Parametric EOTF

Any colour space can have Parametric EOTF Controls added to it, enabling non-power law variable EOTF profiles to be defined by the user.

A Parametric EOTF can be defined with multiple adjustment points, and can help with displays and projectors that clip image detail in the blacks when a standard power law gamma is used, or to roll-off highlight detail, etc. With Parametric EOTF the user has full control over the target colour space EOTF/Gamma.

Adding Parametric EOTF

Any colour space can have Parametric EOTF added to it, enabling non-power law variable gamma profiles to be defined.

To add a Parametric EOTF first save the basic colour space to be modified with a custom name, and then export via the Space library. Open the colour space .bcs file in any text editor and add the required Parametric Gamma variables using the following standard.

  1. <?xml version="1.0" encoding="UTF-8" ?>
  2. <builder_color_space name="Rec709_2.4_Para_Lift_Near_Black" version="2">
  3. <head>
  4. <x red="0.64" green="0.3" blue="0.15" white="0.3127" />
  5. <y red="0.33" green="0.6" blue="0.06" white="0.329" />
  6. <L red="1" green="1" blue="1" white="1" />
  7. <gamma>2.400000</gamma>
  8. <para points="4">
  9. <point idx="0">
  10. <ig>0.000000</ig>
  11. <og>0.000000</og>
  12. </point>
  13. <point idx="1">
  14. <ig>0.030000</ig>
  15. <og>0.036000</og>
  16. </point>
  17. <point idx="2">
  18. <ig>0.060000</ig>
  19. <og>0.060000</og>
  20. </point>
  21. <point idx="3">
  22. <ig>1.000000</ig>
  23. <og>1.000000</og>
  24. </point>
  25. </para>
  26. </head>
  27. </builder_color_space>

The section <para> is used to define the Parametric EOTF points. If used it must contain a minimum of 3 points, and the first and last points MUST be 0.0 and 1.0. The in-between values are normalized between the first and last values of 0.0 and 1.0.

The <point> values are differential change values, and will modify the underlying EOTF value. Therefore, the result for the same Parametric <point> values will vary with different underlying <gamma> value.

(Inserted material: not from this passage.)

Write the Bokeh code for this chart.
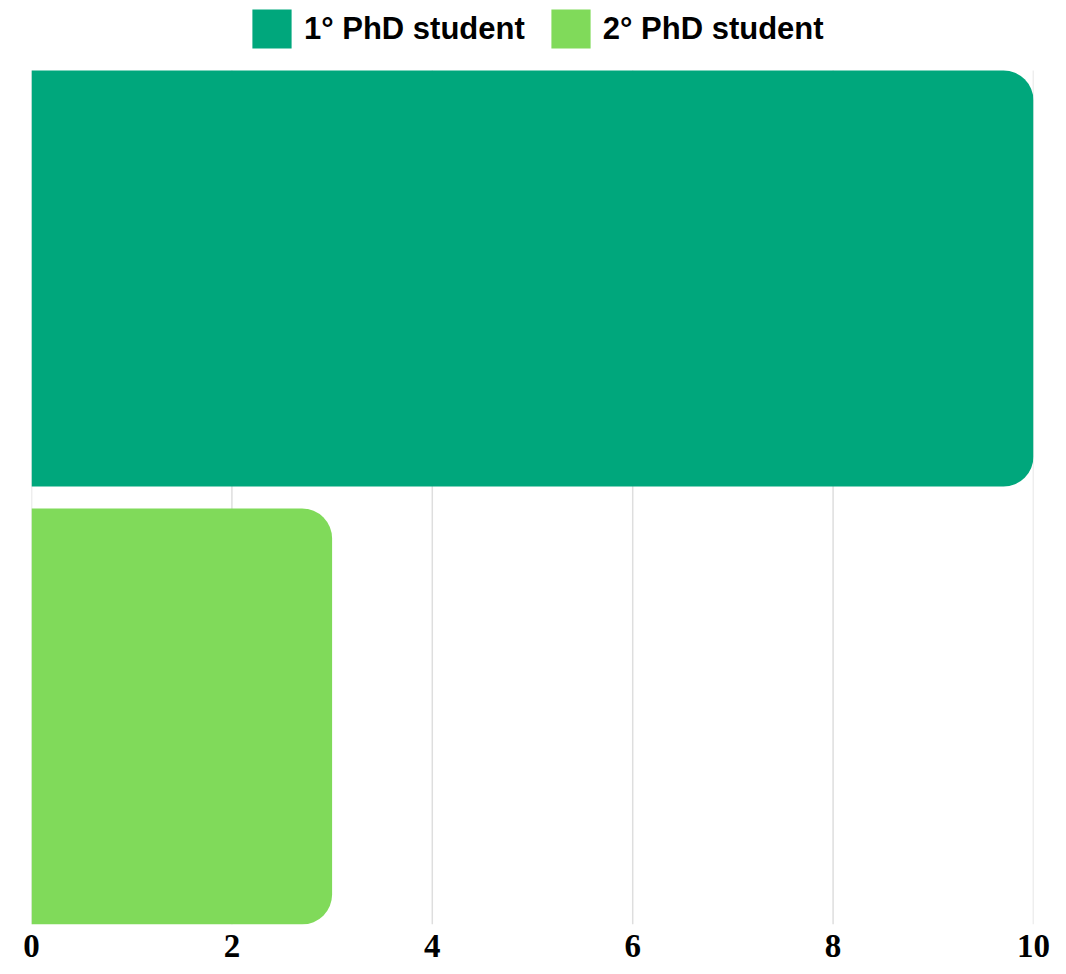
from bokeh.plotting import figure
from bokeh.models import ColumnDataSource, Range1d, Legend, LegendItem, FixedTicker
from bokeh.embed import file_html
from bokeh.resources import INLINE

categories = ["1° PhD student", "2° PhD student"]
values = [10, 3]
colors = ["#00A77C", "#80DA5A"]
x_ticks = [0, 2, 4, 6, 8, 10]

n = len(categories)
ypos = [n - i - 0.5 for i in range(n)]
bar_h = 0.95
y_lo = (1 - bar_h) / 2
y_hi_bars = n - y_lo
px_per_unit = 438.0
frame_h = 924

src = ColumnDataSource(dict(y=ypos, v=values, c=colors, label=categories))

p = figure(width=1058, height=966, output_backend="svg", toolbar_location=None,
           x_range=Range1d(0, 10), y_range=Range1d(y_lo, y_lo + frame_h / px_per_unit),
           min_border_left=31, min_border_right=25, min_border_top=0, min_border_bottom=42)
p.outline_line_color = None
p.background_fill_color = "white"
p.border_fill_color = "white"
p.xgrid.visible = False
p.ygrid.visible = False

# grid lines limited to the bar area
p.segment(x0=x_ticks, x1=x_ticks, y0=[y_lo] * len(x_ticks), y1=[y_hi_bars] * len(x_ticks),
          line_color="#dedede", line_width=1.5)

r = p.hbar(y="y", left=0, right="v", height=bar_h, fill_color="c", line_color=None,
           border_radius=(0, 30, 30, 0), source=src)

p.xaxis.ticker = FixedTicker(ticks=x_ticks)
p.xaxis.axis_line_color = None
p.xaxis.major_tick_line_color = None
p.xaxis.minor_tick_line_color = None
p.xaxis.major_label_text_font = "Liberation Serif"
p.xaxis.major_label_text_font_style = "bold"
p.xaxis.major_label_text_font_size = "33px"
p.xaxis.major_label_text_color = "#000000"
p.xaxis.major_label_standoff = 4
p.yaxis.visible = False

items = [LegendItem(label=categories[i], renderers=[r], index=i) for i in range(n)]
legend = Legend(items=items, orientation="horizontal", location=(216, frame_h - 53),
                glyph_width=49, glyph_height=49, label_standoff=8, spacing=21,
                padding=0, margin=0, border_line_color=None, background_fill_alpha=0,
                label_text_font="Liberation Sans", label_text_font_style="bold",
                label_text_font_size="31px", label_text_color="#000000",
                label_height=49)
p.add_layout(legend, "center")

open("out.html", "w").write(file_html(p, INLINE))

There can be as many points as needed in the list, and they must be monotonically increasing (for both ig and og). The recommendation is to not exceed 101 pairs.

The <gamma>2.400000</gamma> option defines the underlying colour space EOTF, and any <para points="xx"> values define an offset to the underlying EOTF value. Therefore a <gamma>1.0000</gamma> value would only use the provided Parametric EOTF values.
Note: as Parametric EOTF values are simply a change to the underlying <gamma> value, if <gamma> is set to 1.0 each Parametric <point> value will be connected linearly.

The above example has a very slight Near Black Lift at 3% of range, returning to the underlying EOTF at 6%, aimed at overcoming the near black clipping experienced with many LG WOLEDs.

In the above graphs the target EOTF is the grey line, and shows that the point at 0.03 is above the pure Rec709 2.4 Gamma plot in blue.
(The EOTF graph is zoomed-in.)

The difference in the Parametric EOTF can also be seen in the Target Y value vs. the pure Rec709 value, where a difference of 0.01 nits can be seen.

In the Spaces Library, text is displayed defining the Parametric Points for any colour space with a defined Parametric EOTF.

Parametric EOTF Library
Parametric EOTF Library
Parametric EOTF Modify
Parametric EOTF Modify

As above, a example of Parametric EOTF use can be to slightly lift near black on TVs that suffer black clipping, such as LG WOLEDs. For such an application a Parametric EOTF based on the target EOTF (2.4 for Rec709, for example) would first be generated, and then the near black points adjusted to slightly lift the target EOTF.

A couple of example colour spaces, with parametric gamma curves, can be downloaded via the Customer Downloads page.

The colour spaces can be loaded into ColourSpace for direct use, or opened via Notepad, or similar, so the data entries can be reviewed and edited.

Note: Parametric works as expected in Full and Legal range, with the 0-1 defined points.
In Extended, the peak goes to 1.09.
Therefore, the parametric curve will be extrapolated beyond 1.0 using linear interpolation of the last point (at 1.0,1.0) and the point immediately before it, parametric data dependant.
if using Limited range, the relative part of the parametric curve will be used.